Written problem: Look through the data below. Pick out the lines holding the string "that".

** begin Information given **

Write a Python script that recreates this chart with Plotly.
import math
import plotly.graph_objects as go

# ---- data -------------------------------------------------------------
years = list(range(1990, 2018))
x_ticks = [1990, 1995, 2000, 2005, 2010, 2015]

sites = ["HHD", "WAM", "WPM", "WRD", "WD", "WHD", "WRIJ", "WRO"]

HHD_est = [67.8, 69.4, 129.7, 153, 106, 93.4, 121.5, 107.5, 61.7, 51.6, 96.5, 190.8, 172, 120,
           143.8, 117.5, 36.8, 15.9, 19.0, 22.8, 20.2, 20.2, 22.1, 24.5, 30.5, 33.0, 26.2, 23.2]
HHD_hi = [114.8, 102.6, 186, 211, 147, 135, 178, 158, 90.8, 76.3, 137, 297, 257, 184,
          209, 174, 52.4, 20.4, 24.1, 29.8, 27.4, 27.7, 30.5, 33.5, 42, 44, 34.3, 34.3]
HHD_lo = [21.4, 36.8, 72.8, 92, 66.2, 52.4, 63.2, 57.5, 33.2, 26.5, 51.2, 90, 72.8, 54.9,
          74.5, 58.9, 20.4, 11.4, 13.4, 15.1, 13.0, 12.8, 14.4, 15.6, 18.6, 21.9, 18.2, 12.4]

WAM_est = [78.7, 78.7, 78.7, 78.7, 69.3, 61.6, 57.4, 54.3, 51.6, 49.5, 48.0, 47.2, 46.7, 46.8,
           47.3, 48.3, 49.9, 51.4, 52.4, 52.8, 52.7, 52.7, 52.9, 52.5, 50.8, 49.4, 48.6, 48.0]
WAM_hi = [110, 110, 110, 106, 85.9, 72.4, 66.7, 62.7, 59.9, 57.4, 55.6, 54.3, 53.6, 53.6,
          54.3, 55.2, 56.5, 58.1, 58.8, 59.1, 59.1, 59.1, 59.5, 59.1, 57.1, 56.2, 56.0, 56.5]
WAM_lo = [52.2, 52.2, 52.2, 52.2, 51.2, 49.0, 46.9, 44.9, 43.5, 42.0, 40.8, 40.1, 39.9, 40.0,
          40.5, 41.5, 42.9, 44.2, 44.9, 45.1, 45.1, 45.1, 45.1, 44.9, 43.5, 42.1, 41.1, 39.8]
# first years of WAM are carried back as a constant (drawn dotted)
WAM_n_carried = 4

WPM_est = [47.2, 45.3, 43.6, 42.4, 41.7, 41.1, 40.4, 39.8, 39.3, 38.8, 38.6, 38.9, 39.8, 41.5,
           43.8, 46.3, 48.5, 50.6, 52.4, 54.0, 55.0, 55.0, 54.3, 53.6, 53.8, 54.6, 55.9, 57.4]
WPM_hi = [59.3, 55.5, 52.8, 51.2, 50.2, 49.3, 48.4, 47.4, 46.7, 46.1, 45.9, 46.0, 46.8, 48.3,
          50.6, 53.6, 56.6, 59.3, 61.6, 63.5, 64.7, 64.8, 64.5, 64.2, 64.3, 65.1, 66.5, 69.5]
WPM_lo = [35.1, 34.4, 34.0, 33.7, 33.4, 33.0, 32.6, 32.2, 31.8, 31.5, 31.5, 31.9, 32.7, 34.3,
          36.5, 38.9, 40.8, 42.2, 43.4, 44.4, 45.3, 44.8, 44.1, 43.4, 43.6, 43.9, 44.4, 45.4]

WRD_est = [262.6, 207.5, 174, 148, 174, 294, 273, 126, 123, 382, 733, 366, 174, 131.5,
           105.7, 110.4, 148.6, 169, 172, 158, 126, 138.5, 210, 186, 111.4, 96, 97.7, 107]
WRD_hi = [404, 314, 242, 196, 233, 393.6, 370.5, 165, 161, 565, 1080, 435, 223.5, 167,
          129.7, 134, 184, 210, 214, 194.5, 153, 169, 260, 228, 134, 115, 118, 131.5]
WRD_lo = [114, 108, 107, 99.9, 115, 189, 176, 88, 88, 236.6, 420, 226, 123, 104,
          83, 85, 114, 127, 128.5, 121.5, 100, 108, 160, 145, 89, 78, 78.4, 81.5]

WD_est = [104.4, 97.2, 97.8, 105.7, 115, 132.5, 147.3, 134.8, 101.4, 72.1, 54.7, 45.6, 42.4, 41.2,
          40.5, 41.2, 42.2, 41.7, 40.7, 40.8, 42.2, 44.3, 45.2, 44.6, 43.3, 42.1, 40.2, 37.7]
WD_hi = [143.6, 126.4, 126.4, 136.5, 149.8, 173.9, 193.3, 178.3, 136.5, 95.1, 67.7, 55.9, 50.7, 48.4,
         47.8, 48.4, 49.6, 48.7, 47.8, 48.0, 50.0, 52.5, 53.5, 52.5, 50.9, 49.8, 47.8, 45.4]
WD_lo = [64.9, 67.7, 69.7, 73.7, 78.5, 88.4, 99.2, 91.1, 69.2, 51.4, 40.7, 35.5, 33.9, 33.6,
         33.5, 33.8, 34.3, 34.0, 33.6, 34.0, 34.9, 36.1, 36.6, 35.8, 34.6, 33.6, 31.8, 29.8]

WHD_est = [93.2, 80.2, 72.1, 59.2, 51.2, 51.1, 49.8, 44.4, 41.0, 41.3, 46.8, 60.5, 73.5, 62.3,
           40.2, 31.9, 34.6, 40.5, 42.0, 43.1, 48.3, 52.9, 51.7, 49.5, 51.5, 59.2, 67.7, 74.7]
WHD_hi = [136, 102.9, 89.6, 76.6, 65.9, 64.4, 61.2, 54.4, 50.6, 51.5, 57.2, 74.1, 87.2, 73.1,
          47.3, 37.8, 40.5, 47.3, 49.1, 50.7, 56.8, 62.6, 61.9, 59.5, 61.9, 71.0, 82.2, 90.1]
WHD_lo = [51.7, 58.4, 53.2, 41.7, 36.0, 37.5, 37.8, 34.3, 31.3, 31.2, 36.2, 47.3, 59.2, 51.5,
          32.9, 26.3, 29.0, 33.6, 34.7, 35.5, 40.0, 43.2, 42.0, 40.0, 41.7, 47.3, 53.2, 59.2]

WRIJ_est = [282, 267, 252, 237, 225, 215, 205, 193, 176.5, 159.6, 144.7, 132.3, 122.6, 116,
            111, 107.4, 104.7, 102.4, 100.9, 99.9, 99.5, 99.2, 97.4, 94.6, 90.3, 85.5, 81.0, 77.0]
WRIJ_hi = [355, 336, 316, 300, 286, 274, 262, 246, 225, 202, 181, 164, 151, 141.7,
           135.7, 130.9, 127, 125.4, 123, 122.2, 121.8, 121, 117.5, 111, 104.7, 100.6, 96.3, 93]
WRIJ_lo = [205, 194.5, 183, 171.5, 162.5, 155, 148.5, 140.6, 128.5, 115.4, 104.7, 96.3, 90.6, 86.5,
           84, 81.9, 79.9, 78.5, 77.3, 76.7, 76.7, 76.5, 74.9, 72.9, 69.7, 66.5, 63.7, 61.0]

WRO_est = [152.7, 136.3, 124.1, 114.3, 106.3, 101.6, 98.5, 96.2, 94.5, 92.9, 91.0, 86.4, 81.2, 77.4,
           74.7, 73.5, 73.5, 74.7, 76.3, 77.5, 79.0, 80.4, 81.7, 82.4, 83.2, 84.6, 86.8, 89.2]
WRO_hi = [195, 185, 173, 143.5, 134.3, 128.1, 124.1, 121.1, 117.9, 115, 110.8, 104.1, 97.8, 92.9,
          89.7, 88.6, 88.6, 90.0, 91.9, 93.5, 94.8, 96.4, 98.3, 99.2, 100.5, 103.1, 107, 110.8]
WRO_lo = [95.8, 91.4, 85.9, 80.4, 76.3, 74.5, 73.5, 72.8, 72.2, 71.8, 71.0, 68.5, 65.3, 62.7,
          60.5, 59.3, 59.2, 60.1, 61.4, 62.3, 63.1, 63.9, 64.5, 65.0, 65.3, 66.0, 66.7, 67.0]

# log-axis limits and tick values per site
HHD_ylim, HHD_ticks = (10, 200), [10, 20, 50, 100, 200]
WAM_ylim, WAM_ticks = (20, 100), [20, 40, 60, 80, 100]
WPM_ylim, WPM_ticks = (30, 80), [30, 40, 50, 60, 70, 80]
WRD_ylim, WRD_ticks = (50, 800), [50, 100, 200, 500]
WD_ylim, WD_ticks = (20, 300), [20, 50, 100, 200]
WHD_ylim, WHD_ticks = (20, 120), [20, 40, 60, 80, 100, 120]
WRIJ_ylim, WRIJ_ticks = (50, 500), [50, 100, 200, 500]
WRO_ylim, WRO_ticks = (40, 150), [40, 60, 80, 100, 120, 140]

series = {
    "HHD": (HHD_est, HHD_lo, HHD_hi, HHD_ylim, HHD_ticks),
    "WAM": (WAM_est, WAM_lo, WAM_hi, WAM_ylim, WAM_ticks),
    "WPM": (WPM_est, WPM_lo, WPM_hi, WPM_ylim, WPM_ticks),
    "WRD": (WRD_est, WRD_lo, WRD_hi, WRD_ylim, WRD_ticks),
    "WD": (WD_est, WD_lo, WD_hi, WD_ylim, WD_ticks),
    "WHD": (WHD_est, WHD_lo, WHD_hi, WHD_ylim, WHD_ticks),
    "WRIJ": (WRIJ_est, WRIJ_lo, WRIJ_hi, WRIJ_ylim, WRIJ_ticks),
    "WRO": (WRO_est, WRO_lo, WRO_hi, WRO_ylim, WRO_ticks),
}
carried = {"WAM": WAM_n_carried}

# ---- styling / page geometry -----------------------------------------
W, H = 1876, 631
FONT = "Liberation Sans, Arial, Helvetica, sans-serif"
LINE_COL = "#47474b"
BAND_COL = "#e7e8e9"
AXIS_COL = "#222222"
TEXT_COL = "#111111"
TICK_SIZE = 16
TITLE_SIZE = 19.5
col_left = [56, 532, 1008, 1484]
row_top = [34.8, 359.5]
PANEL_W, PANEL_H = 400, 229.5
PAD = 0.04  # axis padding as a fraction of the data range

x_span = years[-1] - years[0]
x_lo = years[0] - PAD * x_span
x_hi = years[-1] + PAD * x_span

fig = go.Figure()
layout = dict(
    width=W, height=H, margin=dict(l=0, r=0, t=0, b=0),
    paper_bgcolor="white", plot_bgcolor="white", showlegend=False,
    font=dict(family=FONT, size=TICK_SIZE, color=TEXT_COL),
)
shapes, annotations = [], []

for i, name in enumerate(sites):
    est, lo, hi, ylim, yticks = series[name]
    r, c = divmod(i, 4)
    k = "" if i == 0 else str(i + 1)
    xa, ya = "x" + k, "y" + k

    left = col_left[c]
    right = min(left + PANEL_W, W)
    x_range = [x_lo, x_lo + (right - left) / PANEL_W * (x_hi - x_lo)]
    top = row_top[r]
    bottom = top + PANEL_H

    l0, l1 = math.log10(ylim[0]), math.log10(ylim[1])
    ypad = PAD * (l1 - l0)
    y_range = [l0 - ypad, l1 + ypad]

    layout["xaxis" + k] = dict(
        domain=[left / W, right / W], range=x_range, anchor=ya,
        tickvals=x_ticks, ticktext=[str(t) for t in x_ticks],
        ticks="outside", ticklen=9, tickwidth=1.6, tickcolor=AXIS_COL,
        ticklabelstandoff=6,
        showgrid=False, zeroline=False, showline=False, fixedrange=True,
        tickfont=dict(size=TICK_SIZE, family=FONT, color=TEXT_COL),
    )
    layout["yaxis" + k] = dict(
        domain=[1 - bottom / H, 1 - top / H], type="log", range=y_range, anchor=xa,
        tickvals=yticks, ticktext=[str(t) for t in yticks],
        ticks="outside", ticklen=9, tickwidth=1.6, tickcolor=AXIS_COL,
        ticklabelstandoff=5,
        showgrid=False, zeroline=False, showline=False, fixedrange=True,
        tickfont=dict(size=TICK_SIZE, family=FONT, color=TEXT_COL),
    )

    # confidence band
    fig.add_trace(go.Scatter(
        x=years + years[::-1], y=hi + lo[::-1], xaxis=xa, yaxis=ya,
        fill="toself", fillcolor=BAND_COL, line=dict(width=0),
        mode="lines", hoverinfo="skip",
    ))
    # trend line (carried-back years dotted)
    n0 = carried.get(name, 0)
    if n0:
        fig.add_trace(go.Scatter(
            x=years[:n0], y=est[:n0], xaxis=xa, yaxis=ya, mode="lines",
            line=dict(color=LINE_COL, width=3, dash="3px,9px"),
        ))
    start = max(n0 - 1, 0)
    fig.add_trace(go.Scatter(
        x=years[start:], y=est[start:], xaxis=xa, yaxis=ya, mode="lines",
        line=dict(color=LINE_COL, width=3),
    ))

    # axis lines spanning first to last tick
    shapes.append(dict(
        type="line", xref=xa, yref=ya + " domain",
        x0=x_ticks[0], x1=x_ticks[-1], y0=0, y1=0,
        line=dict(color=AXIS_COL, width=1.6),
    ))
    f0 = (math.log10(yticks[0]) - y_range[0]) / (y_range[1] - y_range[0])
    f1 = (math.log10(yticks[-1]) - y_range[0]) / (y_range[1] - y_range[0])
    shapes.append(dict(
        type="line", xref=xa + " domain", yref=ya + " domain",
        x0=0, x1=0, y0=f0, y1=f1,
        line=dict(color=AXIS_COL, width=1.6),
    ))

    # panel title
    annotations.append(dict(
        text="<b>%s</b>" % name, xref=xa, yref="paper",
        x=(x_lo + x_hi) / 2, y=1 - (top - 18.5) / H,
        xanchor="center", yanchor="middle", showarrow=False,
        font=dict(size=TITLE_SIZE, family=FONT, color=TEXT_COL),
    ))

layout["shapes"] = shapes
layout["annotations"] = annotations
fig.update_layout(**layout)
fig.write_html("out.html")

** end Information given **
** begin Information given **

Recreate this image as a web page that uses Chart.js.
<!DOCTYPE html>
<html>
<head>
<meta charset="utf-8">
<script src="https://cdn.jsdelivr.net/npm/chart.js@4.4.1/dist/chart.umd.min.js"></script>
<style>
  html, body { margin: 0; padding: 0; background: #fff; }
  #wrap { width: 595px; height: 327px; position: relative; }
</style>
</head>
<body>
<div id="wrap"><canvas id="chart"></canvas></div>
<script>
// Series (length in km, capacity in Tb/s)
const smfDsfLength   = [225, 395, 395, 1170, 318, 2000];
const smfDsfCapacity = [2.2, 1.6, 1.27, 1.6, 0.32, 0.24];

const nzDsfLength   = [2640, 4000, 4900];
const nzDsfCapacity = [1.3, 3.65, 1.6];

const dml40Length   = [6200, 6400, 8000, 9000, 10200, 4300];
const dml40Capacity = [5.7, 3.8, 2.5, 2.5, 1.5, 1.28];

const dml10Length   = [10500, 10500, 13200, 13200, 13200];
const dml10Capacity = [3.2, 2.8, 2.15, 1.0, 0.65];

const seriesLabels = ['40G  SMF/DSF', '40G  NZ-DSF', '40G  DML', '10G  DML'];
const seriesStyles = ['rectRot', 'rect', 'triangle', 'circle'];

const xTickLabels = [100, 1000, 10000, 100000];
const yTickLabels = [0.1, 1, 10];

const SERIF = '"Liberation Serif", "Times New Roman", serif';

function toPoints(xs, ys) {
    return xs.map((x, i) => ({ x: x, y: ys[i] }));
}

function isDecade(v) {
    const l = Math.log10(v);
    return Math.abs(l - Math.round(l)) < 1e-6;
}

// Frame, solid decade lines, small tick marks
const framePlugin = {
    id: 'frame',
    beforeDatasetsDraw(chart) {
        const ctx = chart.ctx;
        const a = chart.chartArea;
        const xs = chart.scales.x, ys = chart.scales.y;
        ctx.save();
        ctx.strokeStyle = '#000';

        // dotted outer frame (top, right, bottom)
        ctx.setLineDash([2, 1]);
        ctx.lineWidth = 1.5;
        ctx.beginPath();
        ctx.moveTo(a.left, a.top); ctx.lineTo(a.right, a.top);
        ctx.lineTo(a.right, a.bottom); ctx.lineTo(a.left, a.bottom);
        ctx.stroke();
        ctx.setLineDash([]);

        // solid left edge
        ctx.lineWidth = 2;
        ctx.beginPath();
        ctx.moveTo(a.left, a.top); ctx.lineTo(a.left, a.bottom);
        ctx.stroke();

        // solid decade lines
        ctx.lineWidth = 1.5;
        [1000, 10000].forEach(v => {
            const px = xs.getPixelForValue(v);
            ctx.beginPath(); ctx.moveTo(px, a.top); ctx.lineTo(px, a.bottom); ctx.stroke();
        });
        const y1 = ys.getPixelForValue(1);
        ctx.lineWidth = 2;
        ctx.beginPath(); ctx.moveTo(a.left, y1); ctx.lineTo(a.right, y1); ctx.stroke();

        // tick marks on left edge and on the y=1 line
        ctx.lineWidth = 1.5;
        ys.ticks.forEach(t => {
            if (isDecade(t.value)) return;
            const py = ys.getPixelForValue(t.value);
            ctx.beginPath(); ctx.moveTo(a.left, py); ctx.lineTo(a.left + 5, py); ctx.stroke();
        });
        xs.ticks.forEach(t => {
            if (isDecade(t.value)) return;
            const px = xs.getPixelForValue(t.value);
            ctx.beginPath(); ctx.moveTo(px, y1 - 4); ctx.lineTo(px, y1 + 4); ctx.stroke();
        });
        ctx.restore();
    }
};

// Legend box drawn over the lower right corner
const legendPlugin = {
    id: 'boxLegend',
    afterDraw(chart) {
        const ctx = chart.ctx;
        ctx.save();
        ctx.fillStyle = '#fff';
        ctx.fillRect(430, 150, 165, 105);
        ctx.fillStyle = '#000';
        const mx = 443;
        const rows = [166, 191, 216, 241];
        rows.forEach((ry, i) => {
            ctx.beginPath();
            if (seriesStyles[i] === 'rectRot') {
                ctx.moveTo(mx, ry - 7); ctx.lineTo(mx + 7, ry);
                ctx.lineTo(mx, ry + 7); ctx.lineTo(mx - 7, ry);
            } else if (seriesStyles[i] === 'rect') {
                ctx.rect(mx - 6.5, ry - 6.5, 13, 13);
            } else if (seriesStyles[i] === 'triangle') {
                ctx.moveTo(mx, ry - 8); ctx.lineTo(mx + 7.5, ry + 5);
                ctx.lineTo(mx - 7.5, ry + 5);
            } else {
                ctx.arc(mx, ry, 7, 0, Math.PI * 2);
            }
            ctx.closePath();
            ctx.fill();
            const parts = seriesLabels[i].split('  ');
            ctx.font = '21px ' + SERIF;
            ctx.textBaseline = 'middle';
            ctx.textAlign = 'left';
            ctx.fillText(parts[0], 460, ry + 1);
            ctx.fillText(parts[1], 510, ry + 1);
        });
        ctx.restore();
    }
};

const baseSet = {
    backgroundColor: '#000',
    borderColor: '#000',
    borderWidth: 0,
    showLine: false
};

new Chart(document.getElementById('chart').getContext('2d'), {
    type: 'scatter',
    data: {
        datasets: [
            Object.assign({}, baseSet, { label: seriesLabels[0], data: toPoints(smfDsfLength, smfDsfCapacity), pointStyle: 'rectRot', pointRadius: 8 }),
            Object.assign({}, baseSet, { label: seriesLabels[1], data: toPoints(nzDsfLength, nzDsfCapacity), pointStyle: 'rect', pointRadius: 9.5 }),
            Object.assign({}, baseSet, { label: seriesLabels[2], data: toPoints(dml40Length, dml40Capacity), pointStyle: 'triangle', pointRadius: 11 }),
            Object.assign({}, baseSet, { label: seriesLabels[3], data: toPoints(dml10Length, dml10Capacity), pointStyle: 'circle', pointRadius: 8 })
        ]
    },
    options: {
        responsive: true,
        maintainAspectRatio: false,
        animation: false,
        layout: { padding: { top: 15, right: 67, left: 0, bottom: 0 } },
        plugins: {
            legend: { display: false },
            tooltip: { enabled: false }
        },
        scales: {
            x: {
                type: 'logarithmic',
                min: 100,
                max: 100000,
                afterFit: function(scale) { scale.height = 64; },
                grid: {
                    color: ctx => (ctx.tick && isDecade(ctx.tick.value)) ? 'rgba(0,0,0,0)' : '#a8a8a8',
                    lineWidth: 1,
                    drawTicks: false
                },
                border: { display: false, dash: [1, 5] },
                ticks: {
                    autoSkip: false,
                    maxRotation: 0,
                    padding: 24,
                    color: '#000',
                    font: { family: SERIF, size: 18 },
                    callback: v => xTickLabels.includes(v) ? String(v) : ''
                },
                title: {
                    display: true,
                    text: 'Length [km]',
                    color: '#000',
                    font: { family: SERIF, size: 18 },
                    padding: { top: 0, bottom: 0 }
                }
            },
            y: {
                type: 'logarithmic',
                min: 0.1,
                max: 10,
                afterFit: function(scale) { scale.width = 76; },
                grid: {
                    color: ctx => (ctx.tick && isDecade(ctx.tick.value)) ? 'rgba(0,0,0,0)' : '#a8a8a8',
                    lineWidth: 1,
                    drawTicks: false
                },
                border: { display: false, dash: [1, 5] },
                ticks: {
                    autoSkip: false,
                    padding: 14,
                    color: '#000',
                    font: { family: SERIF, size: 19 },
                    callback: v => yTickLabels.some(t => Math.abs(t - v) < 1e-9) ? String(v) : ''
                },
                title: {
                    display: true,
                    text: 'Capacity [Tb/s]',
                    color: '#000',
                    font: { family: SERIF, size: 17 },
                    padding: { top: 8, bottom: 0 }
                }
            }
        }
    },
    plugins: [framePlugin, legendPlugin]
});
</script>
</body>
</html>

** end Information given **

Result below:
Write a Python script that recreates this chart with Plotly.
Recreate this image as a web page that uses Chart.js.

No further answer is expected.